--- start Information supplied ---

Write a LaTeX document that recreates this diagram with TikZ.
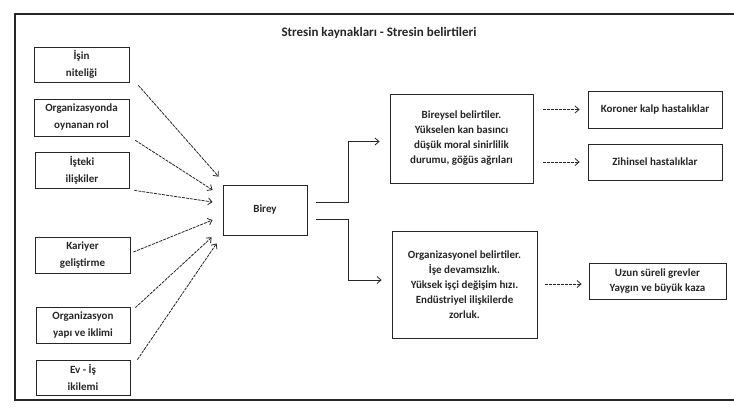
\documentclass[tikz,border=0pt]{standalone}
\usepackage{fontspec}
\setmainfont{Carlito}
\usetikzlibrary{arrows.meta}
\begin{document}
\begin{tikzpicture}[x=1pt,y=-1pt,
  box/.style={draw=black!85, line width=0.8pt, rectangle, align=center, inner sep=1pt,
    font=\bfseries\fontsize{11}{15}\selectfont, text=black!85},
  lbox/.style={box, font=\bfseries\fontsize{11}{17}\selectfont},
  src/.style={draw=black!85, line width=0.8pt, dash pattern=on 3pt off 1pt, -{Straight Barb[length=4pt,width=7pt]}},
  conn/.style={draw=black!85, line width=0.8pt, -{Straight Barb[length=4pt,width=7pt]}},
  arr/.style={draw=black!85, line width=0.8pt, dash pattern=on 3pt off 1pt, -{Straight Barb[length=4pt,width=7pt]}}]
\useasboundingbox (0,0) rectangle (734,410);
\fill[white] (0,0) rectangle (734,410);
\draw[line width=1.2pt, black!85] (734,14) -- (15,14) -- (15,400) -- (734,400);

\node[font=\bfseries\fontsize{13}{15}\selectfont, text=black!85] (title) at (379,33) {Stresin kaynakları - Stresin belirtileri};

\node[lbox, minimum width=95pt, minimum height=35pt] (b1) at (81.5,64.5) {İşin\\niteliği};
\node[lbox, minimum width=95pt, minimum height=37pt] (b2) at (81.5,117.5) {Organizasyonda\\oynanan rol};
\node[lbox, minimum width=94pt, minimum height=36pt] (b3) at (82,170) {İşteki\\ilişkiler};
\node[lbox, minimum width=95pt, minimum height=36pt] (b4) at (82.5,255) {Kariyer\\geliştirme};
\node[lbox, minimum width=94pt, minimum height=36pt] (b5) at (83,325) {Organizasyon\\yapı ve iklimi};
\node[lbox, minimum width=94pt, minimum height=35pt] (b6) at (83,377.5) {Ev - İş\\ikilemi};

\node[box, minimum width=84pt, minimum height=50pt] (birey) at (265,210) {Birey};

\node[box, minimum width=143pt, minimum height=89pt] (bir) at (461.5,138.5) {Bireysel belirtiler.\\Yükselen kan basıncı\\düşük moral sinirlilik\\durumu, göğüs ağrıları};
\node[box, minimum width=145pt, minimum height=107pt] (org) at (464.5,284.5) {Organizasyonel belirtiler.\\İşe devamsızlık.\\Yüksek işçi değişim hızı.\\Endüstriyel ilişkilerde\\zorluk.};

\node[box, minimum width=134pt, minimum height=37pt] (kor) at (655,109.5) {Koroner kalp hastalıklar};
\node[box, minimum width=134pt, minimum height=36pt] (zih) at (655,162) {Zihinsel hastalıklar};
\node[box, minimum width=137pt, minimum height=36pt] (uzun) at (657.5,281) {Uzun süreli grevler\\Yaygın ve büyük kaza};

\draw[src] ([shift={(9,3)}]b1.south east) -- ([shift={(-4,-8)}]birey.north west);
\draw[src] ([shift={(6,4)}]b2.south east) -- ([shift={(-10,-20)}]birey.west);
\draw[src] ([shift={(5,2)}]b3.south east) -- ([shift={(-10,-8)}]birey.west);
\draw[src] ([shift={(3,-3)}]b4.east) -- ([shift={(-10,10)}]birey.west);
\draw[src] ([shift={(5,1)}]b5.north east) -- ([shift={(-11,2)}]birey.south west);
\draw[src] ([shift={(7,0)}]b6.north east) -- ([shift={(-6,8)}]birey.south west);

\coordinate (u1) at ([shift={(9,-8)}]birey.east);
\coordinate (u2) at ([shift={(-10,3)}]bir.west);
\coordinate (l1) at ([shift={(9,9)}]birey.east);
\coordinate (l2) at ([shift={(-10,-4.5)}]org.west);
\draw[conn] (u1) -- ++(32,0) |- (u2);
\draw[conn] (l1) -- ++(32,0) |- (l2);

\draw[arr, shorten <=10pt, shorten >=8pt] (bir.east |- kor.west) -- (kor.west);
\draw[arr, shorten <=10pt, shorten >=8pt] (bir.east |- zih.west) -- (zih.west);
\draw[arr, shorten <=8pt, shorten >=7pt] (org.east |- 0,284) -- (uzun.west |- 0,284);
\end{tikzpicture}
\end{document}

--- end Information supplied ---

**Work required:**
Omit the pictures and give the material again, exactly and in full.

**Reply to the exercise:**
Write a LaTeX document that recreates this diagram with TikZ.
\documentclass[tikz,border=0pt]{standalone}
\usepackage{fontspec}
\setmainfont{Carlito}
\usetikzlibrary{arrows.meta}
\begin{document}
\begin{tikzpicture}[x=1pt,y=-1pt,
  box/.style={draw=black!85, line width=0.8pt, rectangle, align=center, inner sep=1pt,
    font=\bfseries\fontsize{11}{15}\selectfont, text=black!85},
  lbox/.style={box, font=\bfseries\fontsize{11}{17}\selectfont},
  src/.style={draw=black!85, line width=0.8pt, dash pattern=on 3pt off 1pt, -{Straight Barb[length=4pt,width=7pt]}},
  conn/.style={draw=black!85, line width=0.8pt, -{Straight Barb[length=4pt,width=7pt]}},
  arr/.style={draw=black!85, line width=0.8pt, dash pattern=on 3pt off 1pt, -{Straight Barb[length=4pt,width=7pt]}}]
\useasboundingbox (0,0) rectangle (734,410);
\fill[white] (0,0) rectangle (734,410);
\draw[line width=1.2pt, black!85] (734,14) -- (15,14) -- (15,400) -- (734,400);

\node[font=\bfseries\fontsize{13}{15}\selectfont, text=black!85] (title) at (379,33) {Stresin kaynakları - Stresin belirtileri};

\node[lbox, minimum width=95pt, minimum height=35pt] (b1) at (81.5,64.5) {İşin\\niteliği};
\node[lbox, minimum width=95pt, minimum height=37pt] (b2) at (81.5,117.5) {Organizasyonda\\oynanan rol};
\node[lbox, minimum width=94pt, minimum height=36pt] (b3) at (82,170) {İşteki\\ilişkiler};
\node[lbox, minimum width=95pt, minimum height=36pt] (b4) at (82.5,255) {Kariyer\\geliştirme};
\node[lbox, minimum width=94pt, minimum height=36pt] (b5) at (83,325) {Organizasyon\\yapı ve iklimi};
\node[lbox, minimum width=94pt, minimum height=35pt] (b6) at (83,377.5) {Ev - İş\\ikilemi};

\node[box, minimum width=84pt, minimum height=50pt] (birey) at (265,210) {Birey};

\node[box, minimum width=143pt, minimum height=89pt] (bir) at (461.5,138.5) {Bireysel belirtiler.\\Yükselen kan basıncı\\düşük moral sinirlilik\\durumu, göğüs ağrıları};
\node[box, minimum width=145pt, minimum height=107pt] (org) at (464.5,284.5) {Organizasyonel belirtiler.\\İşe devamsızlık.\\Yüksek işçi değişim hızı.\\Endüstriyel ilişkilerde\\zorluk.};

\node[box, minimum width=134pt, minimum height=37pt] (kor) at (655,109.5) {Koroner kalp hastalıklar};
\node[box, minimum width=134pt, minimum height=36pt] (zih) at (655,162) {Zihinsel hastalıklar};
\node[box, minimum width=137pt, minimum height=36pt] (uzun) at (657.5,281) {Uzun süreli grevler\\Yaygın ve büyük kaza};

\draw[src] ([shift={(9,3)}]b1.south east) -- ([shift={(-4,-8)}]birey.north west);
\draw[src] ([shift={(6,4)}]b2.south east) -- ([shift={(-10,-20)}]birey.west);
\draw[src] ([shift={(5,2)}]b3.south east) -- ([shift={(-10,-8)}]birey.west);
\draw[src] ([shift={(3,-3)}]b4.east) -- ([shift={(-10,10)}]birey.west);
\draw[src] ([shift={(5,1)}]b5.north east) -- ([shift={(-11,2)}]birey.south west);
\draw[src] ([shift={(7,0)}]b6.north east) -- ([shift={(-6,8)}]birey.south west);

\coordinate (u1) at ([shift={(9,-8)}]birey.east);
\coordinate (u2) at ([shift={(-10,3)}]bir.west);
\coordinate (l1) at ([shift={(9,9)}]birey.east);
\coordinate (l2) at ([shift={(-10,-4.5)}]org.west);
\draw[conn] (u1) -- ++(32,0) |- (u2);
\draw[conn] (l1) -- ++(32,0) |- (l2);

\draw[arr, shorten <=10pt, shorten >=8pt] (bir.east |- kor.west) -- (kor.west);
\draw[arr, shorten <=10pt, shorten >=8pt] (bir.east |- zih.west) -- (zih.west);
\draw[arr, shorten <=8pt, shorten >=7pt] (org.east |- 0,284) -- (uzun.west |- 0,284);
\end{tikzpicture}
\end{document}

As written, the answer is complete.